Exercise goal: Records follow. Select each line holding "this".

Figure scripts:
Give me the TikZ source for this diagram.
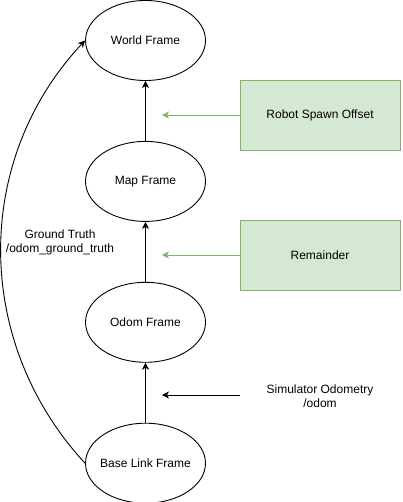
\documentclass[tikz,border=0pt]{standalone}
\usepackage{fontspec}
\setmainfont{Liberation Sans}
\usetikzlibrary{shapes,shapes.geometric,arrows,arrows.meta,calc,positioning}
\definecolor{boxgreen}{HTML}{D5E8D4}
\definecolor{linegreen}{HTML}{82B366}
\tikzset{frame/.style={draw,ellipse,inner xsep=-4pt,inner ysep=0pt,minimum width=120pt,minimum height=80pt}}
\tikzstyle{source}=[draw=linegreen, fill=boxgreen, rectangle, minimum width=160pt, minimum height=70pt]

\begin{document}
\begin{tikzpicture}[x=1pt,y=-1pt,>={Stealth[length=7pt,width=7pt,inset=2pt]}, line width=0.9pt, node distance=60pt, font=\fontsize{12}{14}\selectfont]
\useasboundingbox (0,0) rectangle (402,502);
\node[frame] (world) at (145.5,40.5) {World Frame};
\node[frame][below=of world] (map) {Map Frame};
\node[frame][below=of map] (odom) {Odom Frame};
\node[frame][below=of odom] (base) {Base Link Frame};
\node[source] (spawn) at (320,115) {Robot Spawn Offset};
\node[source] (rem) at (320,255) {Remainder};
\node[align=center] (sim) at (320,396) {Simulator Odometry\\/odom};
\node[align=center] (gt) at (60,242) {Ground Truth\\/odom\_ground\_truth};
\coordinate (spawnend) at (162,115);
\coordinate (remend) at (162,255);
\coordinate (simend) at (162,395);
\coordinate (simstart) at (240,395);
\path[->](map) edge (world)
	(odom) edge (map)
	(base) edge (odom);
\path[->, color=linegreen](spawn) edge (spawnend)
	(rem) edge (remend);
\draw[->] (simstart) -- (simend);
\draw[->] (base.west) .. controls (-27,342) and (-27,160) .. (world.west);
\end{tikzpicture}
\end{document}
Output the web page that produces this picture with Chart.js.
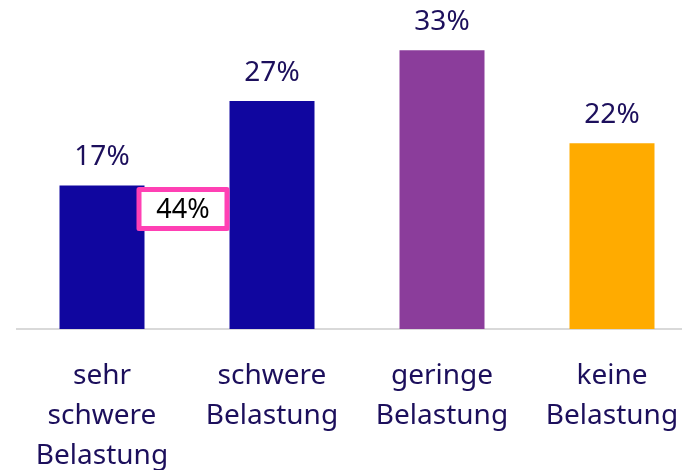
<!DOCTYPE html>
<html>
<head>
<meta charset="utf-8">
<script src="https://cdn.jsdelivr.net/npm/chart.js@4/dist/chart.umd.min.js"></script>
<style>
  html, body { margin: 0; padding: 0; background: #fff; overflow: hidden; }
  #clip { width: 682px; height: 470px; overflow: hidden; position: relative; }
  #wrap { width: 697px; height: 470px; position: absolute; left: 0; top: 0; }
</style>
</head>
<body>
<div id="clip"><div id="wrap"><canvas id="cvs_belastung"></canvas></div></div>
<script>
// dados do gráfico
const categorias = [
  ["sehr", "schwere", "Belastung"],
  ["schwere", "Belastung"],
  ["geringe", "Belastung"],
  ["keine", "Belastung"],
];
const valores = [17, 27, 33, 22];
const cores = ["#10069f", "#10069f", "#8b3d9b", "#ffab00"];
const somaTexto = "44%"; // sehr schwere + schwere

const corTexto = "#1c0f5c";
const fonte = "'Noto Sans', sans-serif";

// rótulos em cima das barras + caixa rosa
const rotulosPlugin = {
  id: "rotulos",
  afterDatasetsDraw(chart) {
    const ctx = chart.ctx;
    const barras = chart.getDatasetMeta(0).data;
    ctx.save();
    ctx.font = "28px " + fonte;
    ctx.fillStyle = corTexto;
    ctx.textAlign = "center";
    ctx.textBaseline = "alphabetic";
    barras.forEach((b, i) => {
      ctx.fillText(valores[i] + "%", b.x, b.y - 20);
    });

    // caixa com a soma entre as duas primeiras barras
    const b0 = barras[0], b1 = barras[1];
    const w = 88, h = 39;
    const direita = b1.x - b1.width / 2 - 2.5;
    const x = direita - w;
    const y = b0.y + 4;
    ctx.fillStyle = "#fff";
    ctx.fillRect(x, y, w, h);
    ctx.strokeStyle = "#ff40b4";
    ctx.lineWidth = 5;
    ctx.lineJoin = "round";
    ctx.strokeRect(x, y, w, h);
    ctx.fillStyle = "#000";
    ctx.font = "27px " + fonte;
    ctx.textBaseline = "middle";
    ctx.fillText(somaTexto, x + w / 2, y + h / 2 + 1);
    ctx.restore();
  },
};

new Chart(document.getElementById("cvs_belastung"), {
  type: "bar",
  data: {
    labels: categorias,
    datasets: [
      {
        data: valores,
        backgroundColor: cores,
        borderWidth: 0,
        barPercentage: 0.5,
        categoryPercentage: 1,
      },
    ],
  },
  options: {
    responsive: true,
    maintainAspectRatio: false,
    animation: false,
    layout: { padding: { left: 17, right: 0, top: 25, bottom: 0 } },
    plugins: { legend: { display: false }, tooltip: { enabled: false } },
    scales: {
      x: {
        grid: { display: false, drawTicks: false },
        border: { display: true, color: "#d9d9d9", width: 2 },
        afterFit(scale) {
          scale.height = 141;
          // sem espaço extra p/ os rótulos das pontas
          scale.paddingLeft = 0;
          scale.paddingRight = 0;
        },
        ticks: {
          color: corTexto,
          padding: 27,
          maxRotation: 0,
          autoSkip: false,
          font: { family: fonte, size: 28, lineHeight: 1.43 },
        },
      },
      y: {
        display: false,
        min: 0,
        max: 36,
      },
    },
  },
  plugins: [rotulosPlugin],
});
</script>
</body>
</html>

Written solution:
Give me the TikZ source for this diagram.
Output the web page that produces this picture with Chart.js.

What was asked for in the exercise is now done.